Что немцу убедительно, то русскому — парадоксально.
Оно, конечно, логично: на бесконечной равнине всегда можно избежать конфликта, и места всем хватит, чтобы ужиться, и уйти от столкновения есть куда, чтобы сидеть там и проявлять толерантность. Другое дело — в тесной долине между горными хребтами. Здесь никуда не уйдешь ни от врагов, ни от соседей. Уйти от конфликта нельзя, приходится стоять на своем со всей принципиальностью.
Но вот ведь какая проблема… Кто же покорил русских, покорных от житья на равнинах? По мнению О. Шпенглера, это сделал Чингисхан. А что, разве он, Чингисхан, был горцем? Нет, он был степняком. Проблема усугубляется тем, что Чингисхан десять лет не дожил до установления так называемого монголотатарского ига на Руси. Впрочем, глобально мысливший О. Шпенглер мог и не знать всех этих деталей и тонкостей, ведомых всем детям, сдающим ЕГЭ[10]. И вообще: как только дело доходит до тонкостей и деталей, изящные схемы теоретиков начинают шататься и трещать. Ведь географический детерминизм О. Шпенглера обрекает жителей горной Австрии на лидерство в немецкой истории: суровым тирольским горцам раз плюнуть покорить равнинную Пруссию с ее мягкотелыми обитателями. Но история сложилась как‑то не по Шпенглеру…
Нет, право, куда ни посмотри, сплошь и рядом не соответствует теория О. Шпенглера историческим фактам. А ведь именно он написал более всего о влиянии географических факторов на характер и склад ума человека!
Если сливки плохи, то что же молоко?
Короче говоря, вроде бы есть все основания поставить жирный крест на попытках выводить философский менталитет из ландшафта.

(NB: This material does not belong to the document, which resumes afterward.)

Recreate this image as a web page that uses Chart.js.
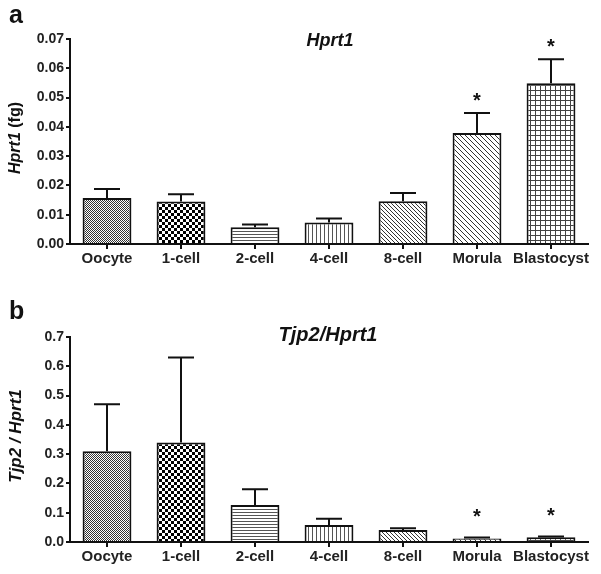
<!DOCTYPE html>
<html>
<head>
<meta charset="utf-8">
<script src="https://cdn.jsdelivr.net/npm/chart.js@4.4.1/dist/chart.umd.min.js"></script>
<style>
  body { margin: 0; background: #fff; }
  #wrap { position: relative; width: 601px; height: 574px; }
  .panel { position: absolute; left: 0; width: 601px; }
  #panelA { top: 0; height: 280px; }
  #panelB { top: 290px; height: 284px; }
</style>
</head>
<body>
<div id="wrap">
  <div class="panel" id="panelA"><canvas id="chartA" width="601" height="280"></canvas></div>
  <div class="panel" id="panelB"><canvas id="chartB" width="601" height="284"></canvas></div>
</div>
<script>
// stages along the x axis
const stages = ['Oocyte', '1-cell', '2-cell', '4-cell', '8-cell', 'Morula', 'Blastocyst'];

// panel a: Hprt1 (fg)
const hprt1Mean = [0.0157, 0.0145, 0.0057, 0.0073, 0.0146, 0.0379, 0.0549];
const hprt1Sem = [0.0031, 0.0025, 0.0010, 0.0014, 0.0028, 0.0068, 0.0082];
const hprt1Stars = [false, false, false, false, false, true, true];

// panel b: Tjp2 / Hprt1
const tjp2Mean = [0.31, 0.34, 0.126, 0.058, 0.041, 0.012, 0.016];
const tjp2Sem = [0.16, 0.29, 0.054, 0.021, 0.006, 0.003, 0.003];
const tjp2Stars = [false, false, false, false, false, true, true];

const FONT = "'Liberation Sans', Arial, sans-serif";

// hatch patterns, one per stage
function makePattern(kind) {
    const c = document.createElement('canvas');
    const ctx = c.getContext('2d');
    let s = 4;
    if (kind === 'grey') s = 2;
    if (kind === 'checker') s = 6;
    if (kind === 'grid') s = 5;
    if (kind === 'hlines') s = 3;
    if (kind === 'vlines') s = 4;
    if (kind === 'diag1') s = 4;
    if (kind === 'diag2') s = 5;
    c.width = s; c.height = s;
    ctx.fillStyle = '#fff';
    ctx.fillRect(0, 0, s, s);
    ctx.fillStyle = '#333';
    ctx.strokeStyle = '#333';
    ctx.lineWidth = 1;
    if (kind === 'grey') {
        ctx.fillRect(0, 0, 1, 1);
        ctx.fillRect(1, 1, 1, 1);
    } else if (kind === 'checker') {
        ctx.fillStyle = '#000';
        ctx.fillRect(0, 0, 3, 3);
        ctx.fillRect(3, 3, 3, 3);
    } else if (kind === 'hlines') {
        ctx.fillStyle = '#555';
        ctx.fillRect(0, 0, s, 1);
    } else if (kind === 'vlines') {
        ctx.fillStyle = '#555';
        ctx.fillRect(0, 0, 1, s);
    } else if (kind === 'grid') {
        ctx.fillStyle = '#444';
        ctx.fillRect(0, 0, s, 1);
        ctx.fillRect(0, 0, 1, s);
    } else {
        ctx.beginPath();
        ctx.moveTo(-1, -1); ctx.lineTo(s + 1, s + 1);
        ctx.moveTo(-1, s - 1); ctx.lineTo(1, s + 1);
        ctx.moveTo(s - 1, -1); ctx.lineTo(s + 1, 1);
        ctx.stroke();
    }
    return document.getElementById('chartA').getContext('2d').createPattern(c, 'repeat');
}
const patternKinds = ['grey', 'checker', 'hlines', 'vlines', 'diag1', 'diag2', 'grid'];
const fills = patternKinds.map(makePattern);

// error bars, stars, title, axis label and panel letter
const extrasPlugin = {
    id: 'extras',
    afterDatasetsDraw(chart) {
        const ex = chart.options.plugins.extras;
        const ctx = chart.ctx;
        const y = chart.scales.y;
        const meta = chart.getDatasetMeta(0);
        const means = chart.data.datasets[0].data;
        ctx.save();
        ctx.strokeStyle = '#111';
        ctx.lineWidth = 2;
        meta.data.forEach((bar, i) => {
            const top = y.getPixelForValue(means[i] + ex.sem[i]);
            const base = y.getPixelForValue(means[i]);
            ctx.beginPath();
            ctx.moveTo(bar.x, base);
            ctx.lineTo(bar.x, top);
            ctx.moveTo(bar.x - 13, top);
            ctx.lineTo(bar.x + 13, top);
            ctx.stroke();
            if (ex.stars[i]) {
                ctx.fillStyle = '#111';
                ctx.font = 'bold 20px ' + FONT;
                ctx.textAlign = 'center';
                ctx.textBaseline = 'middle';
                ctx.fillText('*', bar.x, top - ex.starGap);
            }
        });
        ctx.restore();
    },
    afterDraw(chart) {
        const ex = chart.options.plugins.extras;
        const ctx = chart.ctx;
        ctx.save();
        ctx.fillStyle = '#111';
        // panel letter
        ctx.font = 'bold 25px ' + FONT;
        ctx.textAlign = 'left';
        ctx.textBaseline = 'top';
        ctx.fillText(ex.letter, 9, ex.letterY);
        // title
        ctx.font = 'italic bold ' + ex.titleSize + 'px ' + FONT;
        ctx.textAlign = 'center';
        ctx.textBaseline = 'middle';
        ctx.fillText(ex.title, ex.titleX, ex.titleY);
        // y label with mixed styles
        ctx.translate(16, ex.ylabelY);
        ctx.rotate(-Math.PI / 2);
        ctx.textAlign = 'left';
        let total = 0;
        ex.ylabel.forEach(p => {
            ctx.font = (p.italic ? 'italic ' : '') + 'bold ' + ex.ylabelSize + 'px ' + FONT;
            total += ctx.measureText(p.text).width;
        });
        let x = -total / 2;
        ex.ylabel.forEach(p => {
            ctx.font = (p.italic ? 'italic ' : '') + 'bold ' + ex.ylabelSize + 'px ' + FONT;
            ctx.fillText(p.text, x, 0);
            x += ctx.measureText(p.text).width;
        });
        ctx.restore();
    }
};

function buildConfig(means, opts) {
    return {
        type: 'bar',
        data: {
            labels: stages,
            datasets: [{
                data: means,
                backgroundColor: fills,
                borderColor: '#111',
                borderWidth: 2,
                categoryPercentage: 1,
                barPercentage: 0.66
            }]
        },
        options: {
            responsive: false,
            animation: false,
            layout: { padding: { left: 0, right: 13, top: opts.padTop, bottom: 0 } },
            plugins: {
                legend: { display: false },
                tooltip: { enabled: false },
                extras: opts.extras
            },
            scales: {
                x: {
                    afterFit(scale) { scale.height = opts.xHeight; },
                    grid: { display: true, drawOnChartArea: false, offset: false, color: '#111', lineWidth: 2, tickLength: 5 },
                    border: { display: true, color: '#111', width: 2 },
                    ticks: { color: '#222', font: { family: FONT, size: 15, weight: 'bold' }, padding: 1, maxRotation: 0, autoSkip: false }
                },
                y: {
                    min: 0,
                    max: opts.max,
                    afterFit(scale) { scale.width = 70; },
                    grid: { display: true, drawOnChartArea: false, color: '#111', lineWidth: 2, tickLength: 4 },
                    border: { display: true, color: '#111', width: 2 },
                    ticks: {
                        stepSize: opts.step,
                        color: '#222',
                        padding: 2,
                        font: { family: FONT, size: 14, weight: 'bold' },
                        callback: v => v.toFixed(opts.decimals)
                    }
                }
            }
        },
        plugins: [extrasPlugin]
    };
}

new Chart(document.getElementById('chartA'), buildConfig(hprt1Mean, {
    padTop: 39, xHeight: 36, max: 0.07, step: 0.01, decimals: 2,
    extras: {
        sem: hprt1Sem, stars: hprt1Stars, starGap: 12,
        letter: 'a', letterY: 4,
        title: 'Hprt1', titleSize: 18, titleX: 330, titleY: 41,
        ylabel: [{ text: 'Hprt1', italic: true }, { text: ' (fg)', italic: false }],
        ylabelSize: 16, ylabelY: 138
    }
}));

new Chart(document.getElementById('chartB'), buildConfig(tjp2Mean, {
    padTop: 47, xHeight: 32, max: 0.7, step: 0.1, decimals: 1,
    extras: {
        sem: tjp2Sem, stars: tjp2Stars, starGap: 20,
        letter: 'b', letterY: 10,
        title: 'Tjp2/Hprt1', titleSize: 20, titleX: 328, titleY: 45,
        ylabel: [{ text: 'Tjp2 / Hprt1', italic: true }],
        ylabelSize: 17, ylabelY: 146
    }
}));
</script>
</body>
</html>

И мы поставили бы этот крест, если бы…
Если бы сам Карл Ясперс не заявил, что созерцание родных ландшафтов сформировало его как мыслителя:
«Ничего, кроме неба, горизонта и того места, где я стою. Небо открывается во все стороны»[11].
Вот вам, пожалуйста, и весь экзистенциализм — самостояние на фоне Всеохватывающего Бытия, иначе называемого Небом, которое становится ближе в определенных местах планеты.
Так что X. Занер, как и подобает верному ассистенту, всего лишь пересказывает своего наставника и патрона.
И вот еще что надо принять во внимание: вовсе не один только Карл Ясперс, но и другие весьма почтенные философы прямо заявляли, что природа родных мест повлияла на их стиль мышления. Сошлемся хотя бы на П. А. Флоренского:
«Мои позднейшие религиозно — философские убеждения вышли не из философских книг, которых я, за редкими исключениями, читал всегда мало и притом весьма неохотно, а из детских наблюдений и, может быть, более всего — из характера привычного мне пейзажа. Эти напластования горных пород и отдельности, эти слои почвы, постепенно меняющиеся, пронизанные корнями, этот слой дерновины, их покрывающий, кусты и деревья над ними — я узнал оних не из геологических атласов, а из разрезов и обнажений в природе, к которым привык, как к родным. <…> Я привык видеть корни вещей. Эта привычка зрения потом проросла все мышление и определила основной характер его — стремление двигаться по вертикали и малую заинтересованность в горизонтали»[12].